The quality of a JRPG is oftentimes hard to judge because a lot of them are so similar. It really depends on the player’s individual preferences. You can have people that live and die by Final Fantasy VI and also claim that Dragon Quest V is the pinnacle of the series, but you also have people who prefer the more modern Final Fantasy VII and the edginess of Persona 4. Plot, characters, environments, and battle systems are put at the forefront of these but rarely do you have any of them blending in perfect harmony, especially with the more obscure titles.
Published by Atlus, The Legend of Legacy is a game many believe to be poised to be the next cult-classic in the JRPG realm. If it ends up being so, this is a realm I no longer want to be a part of.
What Is It?
The Legend of Legacy is the finished product between the dream team of renowned industry leaders including Tomomi Kobayashi, Masashi Hamauzo, Masato Kato, and Kyoji Koizumi.
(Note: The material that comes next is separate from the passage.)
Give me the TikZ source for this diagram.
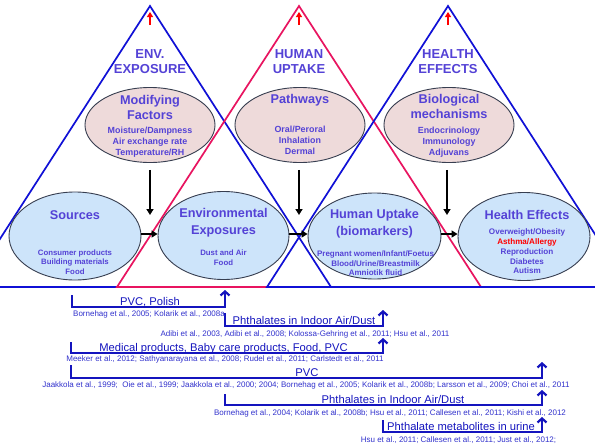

Each of these individuals were integral to the success of the Final Fantasy and SaGa games, but there’s hardly anything special about this title.
You take control of one of seven characters, each of them from a different class. You have an elementalist, a mercenary, a knight, and even a frog prince among others to go along with the fantasy theme.
Why Should I Care?
Having your choice between those characters actually spells doom for whatever game the plot has. This is a 3DS RPG with limited save files; there’s no possible way that there’d be eight separate stories without any carry over. But what’s even more insulting is that while it tries to differentiate some aspects in the story through each one’s mannerisms, it just falls completely flat on its uninspired dialog, which is a far cry from the usually deep plots the SaGa games featured in their time.
The Legend of Legacy‘s main highlight is its uncharted world of Avalon. With almost no history, it’s really your job to put it on the map by creating your own maps of the various areas you explore. Each place you’re in comes with an empty map that continuously fills up as you explore each and every nook and cranny there is. Once you’ve plotted a respectable amount of area, you can actually sell it.
But while exploration takes the forefront in the gameplay, it doesn’t exactly do it well. For example, in the first set of woods you trek, the pine trees come right up from under the ground. And while it’s a nice touch that gives the game sort of a pop-up book feel, it gets old real quick as there’s really no joy in having your path blocked by a tree. I actually found myself traversing with my eyes on the arrow of the map rather than actually looking at the environment, which led to accidental run-ins with enemies.
This brings us to the battle system that does a horrible job explaining itself. It’s nice that the developers thought enough of players not to give a tutorial, but it took me quite a while to figure that I was grinding for all the wrong reasons. Instead of leveling up the members in your party, you’re actually tasked with leveling up their actual abilities by constantly using them. This is how the game avoids the “keep pressing A or X” pitfall to get through battles. It also removes the historic cliché of refusing to use arts or magic because you don’t want to waste magic points.
In fact, not only does the game encourage you to use all your abilities, you absolutely have to in order to survive. While you don’t grind in conventional ways, this is a grind-heavy game. You need your characters to be at their best in order to survive because there definitely will be times where you’ll suffer a cheap death. If you’re lucky enough to survive a battle, it’s relieving to know that your HP and SP come back intact, but for the most part, the battles are still unforgiving. You also have an unquestioned ability to flee from any battle, but in doing so, you’re returned to that particular area’s entrance which forces you to trek through again with all the enemies respawning.
What Makes It Worth My Time And Money?
I really wanted to like The Legend of Legacy. It seemed like it had everything going for it. It had a team full of prestigious developers, it’s the spiritual successor to a respected JRPG series, and it looked like a good pastime in the wait for Bravely Second.
Unfortunately, the game drastically suffers from the lack of a story. There’s no emotion or interest in any of the game’s characters, and a broken focus on exploration that’s marred with meaninglessly challenging battles that force you to play around with everything before you understand anything, which ends up being more of a chore than entertaining. For a game that’s supposed to be a spiritual successor to the SaGa series, it has its similarities, but it’s all just really barren.
The Legend of Legacy earned its abbreviation. It’s “laugh out loud” bad.